I have been in touch with a few people whose children have only recently been diagnosed with autism and who were particularly upset by the article. In those early days you are dealing with so much; coming to terms with changed expectations, the knowledge that your child faces difficulties typically developing children don't, learning about disability and your child's rights and how to navigate the complex worlds of benefits and special education. Currently it is harder than ever as cuts and reduced services make everything such a battle and people are struggling to adapt and survive. These parents have not yet developed a thick skin like those of us well accustomed to the charlatans who use autism to advance their agendas. The quacks have no regard for how they will affect people living with autism or those who love them. It can come as a shock at first when you read about how awful your life is, how damaged your children, how they are to blame for all your problems- or, with retrogrades like Tony Humphreys, how you are to blame for all their problems.

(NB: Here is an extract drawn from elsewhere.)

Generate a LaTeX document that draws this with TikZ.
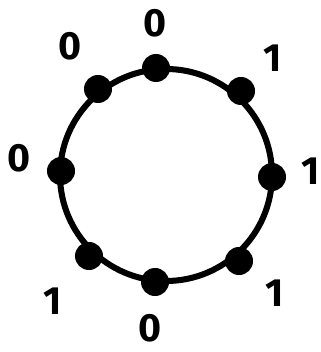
\documentclass[tikz,border=0pt]{standalone}
\usepackage{fontspec}
\setsansfont{Fira Sans}
\usetikzlibrary{positioning}
\tikzset{
    ring/.style={draw=black, line width=4.3pt},
    bead/.style={circle, fill=black, inner sep=0pt, minimum size=0.7cm},
    bit/.style={font=\sffamily\bfseries\fontsize{28}{28}\selectfont, inner sep=0pt},
}

\begin{document}
\begin{tikzpicture}[x=0.025cm, y=-0.025cm]
    \useasboundingbox (0,0) rectangle (320,352);

    % Il cerchio
    \coordinate (centre) at (166,175);
    \draw[ring] (centre) circle (106);

    % I punti sul cerchio
    \node[bead] (pN)  at (156,68)  {};
    \node[bead] (pNW) at (98,89)   {};
    \node[bead] (pNE) at (241,91)  {};
    \node[bead] (pW)  at (61,171)  {};
    \node[bead] (pE)  at (272,177) {};
    \node[bead] (pSW) at (89,256)  {};
    \node[bead] (pSE) at (239,261) {};
    \node[bead] (pS)  at (155,282) {};

    % Le etichette
    \node[bit] (bN)  at (155,23)  {0};
    \node[bit] (bNW) at (70,46)   {0};
    \node[bit] (bNE) at (273,58)  {1};
    \node[bit] (bW)  at (19,158)  {0};
    \node[bit] (bE)  at (311,171) {1};
    \node[bit] (bSW) at (53,301)  {1};
    \node[bit] (bSE) at (275,293) {1};
    \node[bit] (bS)  at (150,328) {0};
\end{tikzpicture}
\end{document}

This article was so bad though it even hurt many of us hardened old-timers. It hurt to hear a so-called professional get it so very wrong about our families, to slander us by claiming that instead of doing our best for our child/children with a neurological condition causing developmental delay, we caused it. And we caused it by failing at the one thing that matters most to us- our parenting. He tells the world that we are cold and unloving, that we seek help for our children to avoid our own issues.
Now having a disabled child certainly doesn't make anyone a perfect parent. I've witnessed some bad behaviour from the parents of autistic children in my time among the online autism communities. But we're just like any other set of people, we're fallible, some good some bad and most trying our best to be good enough.
By issuing an apology, The Irish Examiner could go some way towards making ammends to all the people they have hurt.
I wrote the following to the editor:
I wish to respond to the article "Core Connection" by Tony Humphreys and published on 3 February 2012.I have also contacted Professor Baron-Cohen to alert him to how his work has been twisted to fit Humphrey's notions.
This article author propagates damaging and discredited ideas of autism causation. It is accepted by all professionals of repute that autism is a neurological condition associated with developmental delay. It is not, despite what Tony Humphreys professes without evidence, the result of children "defending themselves against the absence of expressed love and affection and emotional receptivity." Blaming parents causes pain to people already struggling to raise their children in a time of cut-backs and reduced services. Parents of newly diagnosed children will be especially vulnerable to these outrageous and contemptuous accusations against them.
Tony Humphreys even goes so far as to assert that the very existence of autism is not a scientific fact, an utterly ridiculous assertion. He is no brave maverick going against the tide of received wisdom, he is a mere crank. The author is either courting controversy to sell books and gain more media exposure and is using your paper to promote himself, or he is setting himself up in a new career as a provocateur columnist. Either way, he and your paper, are trampling all over the families of autistic children.
I shall expect you to publish an apology and a full retraction of this article, and to give space to a proper autism professional to explain just how wrong Tony Humphreys was. I shall also expect to see the parents of autistic people given space to explain just how loving and close their families are.
I now think that Humphreys is hoping to not just promote himself and his book at the expense of autistic children, he is hoping to gain customers seeking to redress their failures as parents and fix their children. The biomedical quackery industry have seen parents willing to subject their children to all sorts of unproven and dangerous "therapies" when told it would lead to a cure. The psychoanalysts want some of that action. In order to sell their services, they have to convince enough parents that the cause of their children's autism is known and fixable.
What I fear now is seeing Tony Humphreys making a tour of TV and radio stations, promoting himself, his book and his ability to cure the children currently "misdiagnosed" as autistic. I hope the media will do the right thing and refrain from giving this man further publicity.